For his part, Samuelson predicts an “economic boom” with the passage of Amendment A as marijuana growing buildings and dispensaries are built.
A fiscal note on the attorney general’s Amendment A explanation predicts that state revenues from licensing fees, sales tax and a 15% excise tax would total $29.3 million in 2024. The revenues would be split with 50% for public schools and 50% for the state’s general fund.
“That’s a lot of money in a small state like South Dakota,” Samuelson said.
Owen notes the many costs of legalizing marijuana which include the administrative costs of the program, increased social services and more traffic fatalities.
“There’s a serious question how much of that $30 million is going to get to schools or the general fund,” Owen said. “We don’t think it’s the panacea proponents make it out to be.”
Balancing risks and rewards
Eleven states have legalized the recreational use of marijuana and, according to Samuelson, it remains popular in those states. He notes that legalization doesn’t necessarily lead to an increase in marijuana use but rather as a way to reduce opioid and heroin overdose deaths and defund drug dealers and cartels.
“You don’t have to be pro marijuana use to believe that prohibition doesn’t work,” Samuelson said.
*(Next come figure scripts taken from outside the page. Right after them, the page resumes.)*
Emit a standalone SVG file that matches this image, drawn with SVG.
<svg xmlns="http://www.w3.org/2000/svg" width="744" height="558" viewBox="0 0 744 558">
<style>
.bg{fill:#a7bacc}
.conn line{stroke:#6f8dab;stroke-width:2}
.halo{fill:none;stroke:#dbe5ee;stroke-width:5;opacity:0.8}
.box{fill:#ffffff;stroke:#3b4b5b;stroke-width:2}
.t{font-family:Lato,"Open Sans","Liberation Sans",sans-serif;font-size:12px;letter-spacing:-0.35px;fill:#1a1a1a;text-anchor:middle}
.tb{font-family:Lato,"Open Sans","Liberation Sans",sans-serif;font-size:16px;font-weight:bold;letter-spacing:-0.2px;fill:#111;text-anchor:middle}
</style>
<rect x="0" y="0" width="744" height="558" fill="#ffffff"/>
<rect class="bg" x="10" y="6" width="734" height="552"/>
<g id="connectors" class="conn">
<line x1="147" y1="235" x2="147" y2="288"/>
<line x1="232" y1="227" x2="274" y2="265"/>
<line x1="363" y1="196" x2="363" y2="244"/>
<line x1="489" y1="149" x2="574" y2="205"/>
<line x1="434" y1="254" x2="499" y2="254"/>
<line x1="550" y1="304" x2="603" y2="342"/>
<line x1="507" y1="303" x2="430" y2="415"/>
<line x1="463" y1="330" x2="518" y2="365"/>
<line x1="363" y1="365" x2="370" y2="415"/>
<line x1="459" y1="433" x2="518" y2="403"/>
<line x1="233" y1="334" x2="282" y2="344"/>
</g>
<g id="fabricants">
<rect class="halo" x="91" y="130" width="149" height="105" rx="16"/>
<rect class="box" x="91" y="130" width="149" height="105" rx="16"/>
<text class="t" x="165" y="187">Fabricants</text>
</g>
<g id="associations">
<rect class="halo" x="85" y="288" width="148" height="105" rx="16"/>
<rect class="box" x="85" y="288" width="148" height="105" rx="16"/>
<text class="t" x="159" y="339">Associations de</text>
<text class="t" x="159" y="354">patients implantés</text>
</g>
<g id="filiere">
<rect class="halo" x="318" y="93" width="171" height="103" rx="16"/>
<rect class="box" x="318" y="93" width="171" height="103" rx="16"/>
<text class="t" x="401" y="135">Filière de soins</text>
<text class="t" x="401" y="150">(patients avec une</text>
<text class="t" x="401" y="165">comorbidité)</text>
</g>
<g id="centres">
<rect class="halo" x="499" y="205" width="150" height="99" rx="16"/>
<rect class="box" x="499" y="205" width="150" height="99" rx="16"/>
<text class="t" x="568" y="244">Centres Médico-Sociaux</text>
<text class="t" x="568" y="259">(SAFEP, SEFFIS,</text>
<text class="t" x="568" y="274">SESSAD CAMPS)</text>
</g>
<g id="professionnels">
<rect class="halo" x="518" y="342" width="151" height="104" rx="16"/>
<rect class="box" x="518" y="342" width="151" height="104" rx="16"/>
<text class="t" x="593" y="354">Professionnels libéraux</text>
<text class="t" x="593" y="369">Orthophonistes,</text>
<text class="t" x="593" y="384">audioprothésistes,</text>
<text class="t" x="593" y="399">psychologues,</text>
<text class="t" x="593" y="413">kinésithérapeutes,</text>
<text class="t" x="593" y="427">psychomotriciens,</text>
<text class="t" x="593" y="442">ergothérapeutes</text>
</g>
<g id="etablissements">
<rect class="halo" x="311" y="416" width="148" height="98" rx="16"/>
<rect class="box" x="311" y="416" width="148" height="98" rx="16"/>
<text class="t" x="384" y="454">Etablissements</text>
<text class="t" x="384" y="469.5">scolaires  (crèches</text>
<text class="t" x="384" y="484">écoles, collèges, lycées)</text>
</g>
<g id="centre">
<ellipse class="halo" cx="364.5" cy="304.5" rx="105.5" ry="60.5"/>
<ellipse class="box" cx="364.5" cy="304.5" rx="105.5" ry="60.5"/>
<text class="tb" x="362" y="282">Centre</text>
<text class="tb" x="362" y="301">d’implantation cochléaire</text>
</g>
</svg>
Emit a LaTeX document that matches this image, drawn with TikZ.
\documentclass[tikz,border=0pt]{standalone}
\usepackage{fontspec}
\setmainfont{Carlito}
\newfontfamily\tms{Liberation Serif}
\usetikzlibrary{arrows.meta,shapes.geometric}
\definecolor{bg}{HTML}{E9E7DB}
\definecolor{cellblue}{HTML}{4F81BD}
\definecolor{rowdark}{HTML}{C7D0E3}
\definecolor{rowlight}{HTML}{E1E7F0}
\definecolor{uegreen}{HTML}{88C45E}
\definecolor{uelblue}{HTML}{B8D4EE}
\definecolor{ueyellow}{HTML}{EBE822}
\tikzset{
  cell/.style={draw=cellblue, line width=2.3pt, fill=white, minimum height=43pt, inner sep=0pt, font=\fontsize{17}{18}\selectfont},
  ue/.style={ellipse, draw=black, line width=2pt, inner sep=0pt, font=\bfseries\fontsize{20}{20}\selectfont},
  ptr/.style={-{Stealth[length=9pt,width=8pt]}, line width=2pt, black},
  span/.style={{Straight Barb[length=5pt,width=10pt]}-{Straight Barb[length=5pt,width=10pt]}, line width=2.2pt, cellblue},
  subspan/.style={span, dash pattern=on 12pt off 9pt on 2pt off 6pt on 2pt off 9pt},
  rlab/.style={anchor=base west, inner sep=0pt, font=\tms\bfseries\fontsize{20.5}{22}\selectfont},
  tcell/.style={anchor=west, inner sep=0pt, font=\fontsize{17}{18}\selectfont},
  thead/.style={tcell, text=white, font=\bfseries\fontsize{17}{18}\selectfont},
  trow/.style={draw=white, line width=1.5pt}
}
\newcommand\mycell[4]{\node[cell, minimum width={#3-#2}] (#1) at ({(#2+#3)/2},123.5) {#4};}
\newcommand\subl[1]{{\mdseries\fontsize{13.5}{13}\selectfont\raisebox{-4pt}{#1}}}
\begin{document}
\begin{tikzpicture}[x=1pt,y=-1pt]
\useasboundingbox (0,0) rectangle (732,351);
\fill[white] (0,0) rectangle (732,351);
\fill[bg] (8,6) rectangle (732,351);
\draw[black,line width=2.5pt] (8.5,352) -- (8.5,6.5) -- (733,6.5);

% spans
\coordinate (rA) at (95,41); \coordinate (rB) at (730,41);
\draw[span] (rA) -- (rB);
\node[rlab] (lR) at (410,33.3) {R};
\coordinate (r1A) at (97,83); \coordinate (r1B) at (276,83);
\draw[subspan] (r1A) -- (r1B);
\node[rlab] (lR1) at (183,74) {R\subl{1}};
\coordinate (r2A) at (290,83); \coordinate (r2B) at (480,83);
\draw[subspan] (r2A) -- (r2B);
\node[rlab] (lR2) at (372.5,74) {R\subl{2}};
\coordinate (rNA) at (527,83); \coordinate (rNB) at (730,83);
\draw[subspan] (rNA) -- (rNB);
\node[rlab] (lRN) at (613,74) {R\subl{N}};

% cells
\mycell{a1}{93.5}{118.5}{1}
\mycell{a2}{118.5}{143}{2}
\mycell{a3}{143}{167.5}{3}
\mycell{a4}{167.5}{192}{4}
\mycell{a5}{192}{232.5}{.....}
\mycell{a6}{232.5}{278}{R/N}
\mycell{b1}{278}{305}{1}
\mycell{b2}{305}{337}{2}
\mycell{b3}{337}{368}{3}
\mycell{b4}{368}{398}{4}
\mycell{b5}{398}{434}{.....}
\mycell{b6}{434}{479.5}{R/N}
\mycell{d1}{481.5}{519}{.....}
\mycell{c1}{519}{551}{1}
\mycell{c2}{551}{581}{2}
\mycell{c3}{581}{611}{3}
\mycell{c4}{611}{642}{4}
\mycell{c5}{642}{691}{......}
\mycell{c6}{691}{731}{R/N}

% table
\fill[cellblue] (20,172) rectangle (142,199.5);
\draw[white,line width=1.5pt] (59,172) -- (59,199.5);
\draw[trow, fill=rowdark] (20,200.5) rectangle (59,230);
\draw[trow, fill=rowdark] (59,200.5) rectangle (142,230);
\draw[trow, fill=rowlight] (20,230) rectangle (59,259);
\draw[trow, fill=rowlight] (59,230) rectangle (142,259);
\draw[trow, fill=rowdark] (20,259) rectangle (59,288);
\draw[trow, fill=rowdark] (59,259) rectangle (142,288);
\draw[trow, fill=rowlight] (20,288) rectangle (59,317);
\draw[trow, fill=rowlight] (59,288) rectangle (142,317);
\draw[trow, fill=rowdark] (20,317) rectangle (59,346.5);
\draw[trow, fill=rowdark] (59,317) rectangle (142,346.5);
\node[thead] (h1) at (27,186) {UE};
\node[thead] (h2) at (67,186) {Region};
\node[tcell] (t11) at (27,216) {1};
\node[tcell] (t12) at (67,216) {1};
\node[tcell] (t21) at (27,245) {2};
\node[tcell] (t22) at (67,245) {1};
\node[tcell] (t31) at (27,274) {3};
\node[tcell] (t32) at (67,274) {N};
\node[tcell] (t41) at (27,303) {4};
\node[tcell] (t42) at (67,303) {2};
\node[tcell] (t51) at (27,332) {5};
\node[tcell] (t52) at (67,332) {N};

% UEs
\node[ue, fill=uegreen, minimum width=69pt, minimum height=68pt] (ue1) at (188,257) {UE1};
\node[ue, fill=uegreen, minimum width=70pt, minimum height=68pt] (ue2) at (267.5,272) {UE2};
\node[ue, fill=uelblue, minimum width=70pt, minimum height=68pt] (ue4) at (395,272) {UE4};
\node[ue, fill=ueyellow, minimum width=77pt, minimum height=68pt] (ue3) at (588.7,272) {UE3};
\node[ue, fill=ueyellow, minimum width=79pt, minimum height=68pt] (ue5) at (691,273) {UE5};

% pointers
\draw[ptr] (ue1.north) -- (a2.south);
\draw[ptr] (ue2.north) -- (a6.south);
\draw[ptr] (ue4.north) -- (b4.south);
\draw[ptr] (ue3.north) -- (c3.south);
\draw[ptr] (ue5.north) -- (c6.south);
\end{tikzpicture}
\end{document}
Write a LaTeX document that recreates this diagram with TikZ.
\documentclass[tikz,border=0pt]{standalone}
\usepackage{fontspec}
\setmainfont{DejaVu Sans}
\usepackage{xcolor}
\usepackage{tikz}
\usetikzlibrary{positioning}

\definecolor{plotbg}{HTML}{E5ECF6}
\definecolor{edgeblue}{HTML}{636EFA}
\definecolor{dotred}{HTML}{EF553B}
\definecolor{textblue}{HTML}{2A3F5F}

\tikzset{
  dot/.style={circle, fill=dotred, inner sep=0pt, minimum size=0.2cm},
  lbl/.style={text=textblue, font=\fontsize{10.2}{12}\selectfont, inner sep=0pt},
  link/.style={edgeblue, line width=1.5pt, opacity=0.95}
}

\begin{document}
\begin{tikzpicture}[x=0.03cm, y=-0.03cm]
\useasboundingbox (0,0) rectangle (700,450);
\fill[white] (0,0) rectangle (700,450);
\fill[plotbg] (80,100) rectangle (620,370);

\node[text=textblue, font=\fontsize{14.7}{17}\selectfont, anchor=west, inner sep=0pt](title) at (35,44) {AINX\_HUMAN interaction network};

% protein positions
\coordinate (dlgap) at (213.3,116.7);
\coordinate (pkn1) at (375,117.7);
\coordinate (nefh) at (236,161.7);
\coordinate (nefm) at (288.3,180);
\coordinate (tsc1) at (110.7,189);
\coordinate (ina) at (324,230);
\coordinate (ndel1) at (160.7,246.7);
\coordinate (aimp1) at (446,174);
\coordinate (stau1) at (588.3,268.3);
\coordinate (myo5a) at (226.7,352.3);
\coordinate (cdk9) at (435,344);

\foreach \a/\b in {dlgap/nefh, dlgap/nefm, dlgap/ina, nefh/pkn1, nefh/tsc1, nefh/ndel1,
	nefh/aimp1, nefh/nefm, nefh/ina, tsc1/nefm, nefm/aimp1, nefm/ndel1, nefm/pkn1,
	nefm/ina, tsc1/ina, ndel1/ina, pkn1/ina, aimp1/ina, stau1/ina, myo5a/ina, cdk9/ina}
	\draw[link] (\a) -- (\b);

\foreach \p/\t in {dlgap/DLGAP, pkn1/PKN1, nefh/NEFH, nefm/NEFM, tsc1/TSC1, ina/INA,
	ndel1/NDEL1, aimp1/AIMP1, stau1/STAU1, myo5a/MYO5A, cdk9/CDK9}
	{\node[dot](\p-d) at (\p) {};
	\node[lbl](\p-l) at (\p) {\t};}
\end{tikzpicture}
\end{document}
The risks of legalization are too great for Owen who notes, “This is an intoxicant.” Legalization will lead to putting more youth at risk, traffic fatalities and abuse.
Medical marijuana on ballot, too
There are 37 states that have legalized medical marijuana, among them South Dakota’s neighbors Iowa, North Dakota and Minnesota. It’s also on the ballot in Nebraska this year.
IM26 backer Mentele said the measure was written to “help people with low incomes access medicine that can be very expensive.” The measure also allows for the home cultivation of a small amount of marijuana.
Mentele’s IM26 “pro” statement on the 2020 ballot question pamphlet quotes Gov. Kristi Noem on “trusting our citizens to exercise their personal responsibility to do what’s best for themselves and their loved ones.”
“That trust and weight should also be applied to cannabis,” Mentele said, noting that the passage of IM26 would get people who are currently circumventing the law into a legal market.
“We’re just trying to keep people out of prison,” Mentele said. “The narrative that this will create new users is false. Just because it’s legal doesn’t mean you have to do it.”
Medical group opposes IM26
“Medical marijuana is a misnomer,” according to Benjamin Aaker, MD, president of the South Dakota State Medical Association. Aaker notes that marijuana has about 400 different chemicals.
Legitimate medications are approved by the Food and Drug Administration. “We have active ingredients identified,” Aaker said. “We know the dose to give.”
There are no prescriptions written for medical marijuana. A patient with a chronic ailment would get a card from the doctor that would allow the patient to purchase marijuana at a dispensary.
Aaker said that voters considering legalizing medical marijuana should know that what they are voting for already exists. Marinol uses synthetic THC, the active ingredient in marijuana. It’s an FDA-approved drug for the relief of post-chemotherapy nausea.
“We can give it as a legitimate drug,” Aaker said. “We can already prescribe it right now.”
The SDSMA also opposes Amendment A. Marijuana use has the same harmful effects as smoking, Aaker said, and can lead to decreased judgment and response time, impairs adolescent brain development and can lead to schizophrenia.
Aaker predicts that if recreational marijuana is legalized it will lead to increased traffic accidents and more psychiatric diagnoses.
Both questions – Amendment A and IM26 – are on the statewide ballot in the Nov. 3 general election. Absentee voting begins Sept. 18.